< 3 Mose 12 >
1 Und der HERR redete mit Mose und sprach:
Verder sprak de HEERE tot Mozes, zeggende:
2 Rede mit den Kindern Israel und sprich: Wenn ein Weib empfängt und gebiert ein Knäblein, so soll sie sieben Tage unrein sein, wie wenn sie ihre Krankheit leidet.
Spreek tot de kinderen Israels, zeggende: Wanneer een vrouw zaad gegeven, en een knechtje gebaard zal hebben, zo zal zij zeven dagen onrein zijn; volgens de dagen der afzondering harer krankheid zal zij onrein zijn.
3 Und am achten Tage soll man das Fleisch seiner Vorhaut beschneiden.

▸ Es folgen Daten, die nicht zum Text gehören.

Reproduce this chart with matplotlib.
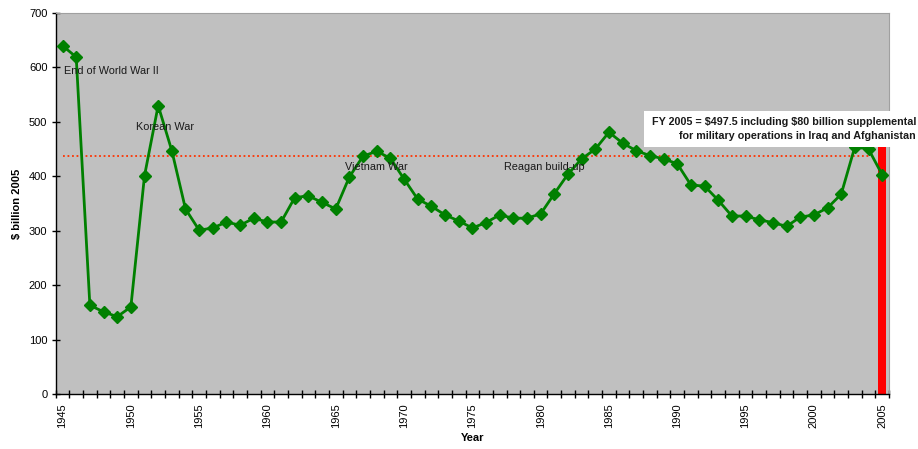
import matplotlib
matplotlib.use('Agg')
import matplotlib.pyplot as plt
import matplotlib.patches as patches

plt.rcParams['font.family'] = ['Liberation Sans', 'DejaVu Sans']

# Chi tieu quoc phong theo nam ($ ty, gia 2005)
years = list(range(1945, 2006))
spending = [640, 619, 163, 151, 142, 160, 401, 530, 447, 340,
            301, 305, 316, 310, 323, 316, 316, 361, 364, 352,
            340, 399, 437, 446, 433, 395, 358, 345, 329, 318,
            305, 315, 329, 323, 323, 331, 368, 404, 432, 450,
            481, 461, 447, 438, 432, 423, 384, 382, 356, 327,
            327, 320, 315, 308, 325, 329, 342, 367, 454, 450,
            403]
fy2005_total = 497.5
average_level = 437
avg_years = (1945, 2004)

notes = ["End of World War II", "Korean War", "Vietnam War", "Reagan build-up"]
note_pos = [(1945.1, 593), (1950.4, 490), (1965.7, 417), (1977.3, 417)]
box_lines = "FY 2005 = \\$497.5 including \\$80 billion supplemental\nfor military operations in Iraq and Afghanistan"

fig = plt.figure(figsize=(9.18, 4.49), dpi=100)
ax = fig.add_axes([0.0607, 0.1225, 0.9077, 0.8485])
ax.set_facecolor('#c0c0c0')

# cot do cho nam 2005
ax.bar([2005], [fy2005_total], width=0.6, color='#ff0000', zorder=2)

# duong trung binh
ax.plot(avg_years, [average_level, average_level], color='#ff3300',
        linestyle=(0, (1, 1.5)), linewidth=1.3, zorder=2)

ax.plot(years, spending, color='#008000', linewidth=2, marker='D',
        markersize=6, markeredgecolor='#008000', zorder=3)

for txt, (x, y) in zip(notes, note_pos):
    ax.text(x, y, txt, fontsize=7.8, color='#1a1a1a', ha='left', va='center', zorder=4)

ax.set_xlim(1944.5, 2005.5)
ax.set_ylim(0, 700)
ax.set_yticks(range(0, 701, 100))

label_years = list(range(1945, 2006, 5))
ax.set_xticks(label_years)
ax.set_xticklabels([str(y) for y in label_years], rotation=90)
ax.set_xticks([y + 0.5 for y in range(1944, 2006)], minor=True)
ax.tick_params(axis='x', which='major', length=0, pad=7, labelsize=8)
ax.tick_params(axis='x', which='minor', direction='inout', length=6, width=1)
ax.tick_params(axis='y', direction='inout', length=6, width=1, labelsize=8, pad=3)

for side in ['top', 'right']:
    ax.spines[side].set_color('#a0a0a0')
for side in ['left', 'bottom']:
    ax.spines[side].set_color('black')
    ax.spines[side].set_linewidth(1)

ax.set_xlabel('Year', fontsize=8, fontweight='bold', labelpad=3)
ax.set_ylabel('\\$ billion 2005', fontsize=8, fontweight='bold', labelpad=5)

# hop ghi chu FY 2005
fig.patches.append(patches.Rectangle((644 / 918, 1 - 147 / 449), 1 - 644 / 918, 36 / 449,
                                     transform=fig.transFigure, facecolor='white',
                                     edgecolor='none', zorder=5))
fig.text(916 / 918, 1 - 129 / 449, box_lines, fontsize=7.75, fontweight='bold',
         ha='right', va='center', multialignment='right', color='#1a1a1a',
         linespacing=1.4, zorder=6)

fig.savefig('out.png', dpi=100)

En op den achtsten dag zal het vlees zijner voorhuid besneden worden.
4 Und sie soll daheimbleiben dreiunddreißig Tage im Blut ihrer Reinigung. Kein Heiliges soll sie anrühren, und zum Heiligtum soll sie nicht kommen, bis daß die Tage ihrer Reinigung aus sind.
Daarna zal zij drie en dertig dagen blijven in het bloed harer reiniging; niets heiligs zal zij aanroeren, en tot het heiligdom zal zij niet komen, totdat de dagen harer reiniging vervuld zijn.
5 Gebiert sie aber ein Mägdlein, so soll sie zwei Wochen unrein sein, wie wenn sie ihre Krankheit leidet, und soll sechsundsechzig Tage daheimbleiben in dem Blut ihrer Reinigung.
Maar indien zij een meisje gebaard zal hebben, zo zal zij twee weken onrein zijn, volgens haar afzondering; daarna zal zij zes en zestig dagen blijven in het bloed harer reiniging.
6 Und wenn die Tage ihrer Reinigung aus sind für den Sohn oder für die Tochter, soll sie ein jähriges Lamm bringen zum Brandopfer und eine junge Taube oder Turteltaube zum Sündopfer dem Priester vor die Tür der Hütte des Stifts.
En als de dagen harer reiniging voor den zoon, of voor de dochter, vervuld zullen zijn, zo zal zij een eenjarig lam ten brandoffer, en een jonge duif, of tortelduif, ten zondoffer brengen, voor de deur van de tent der samenkomst, tot den priester.
7 Der soll es opfern vor dem HERRN und sie versöhnen, so wird sie rein von ihrem Blutgang. Das ist das Gesetz für die, so ein Knäblein oder Mägdlein gebiert.
Die zal dat offeren voor het aangezicht des HEEREN, en zal voor haar verzoening doen, zo zal zij rein zijn van den vloed haars bloeds. Dit is de wet dergene, die een knechtje of meisje gebaard heeft.
8 Vermag aber ihre Hand nicht ein Schaf, so nehme sie zwei Turteltauben oder zwei junge Tauben, eine zum Brandopfer, die andere zum Sündopfer; so soll sie der Priester versöhnen, daß sie rein werde.
Maar indien haar hand niet genoeg voor een lam vindt, zo zal zij twee tortelduiven, of twee jonge duiven nemen, een ten brandoffer, en een ten zondoffer; en de priester zal voor haar verzoening doen; zo zal zij rein zijn.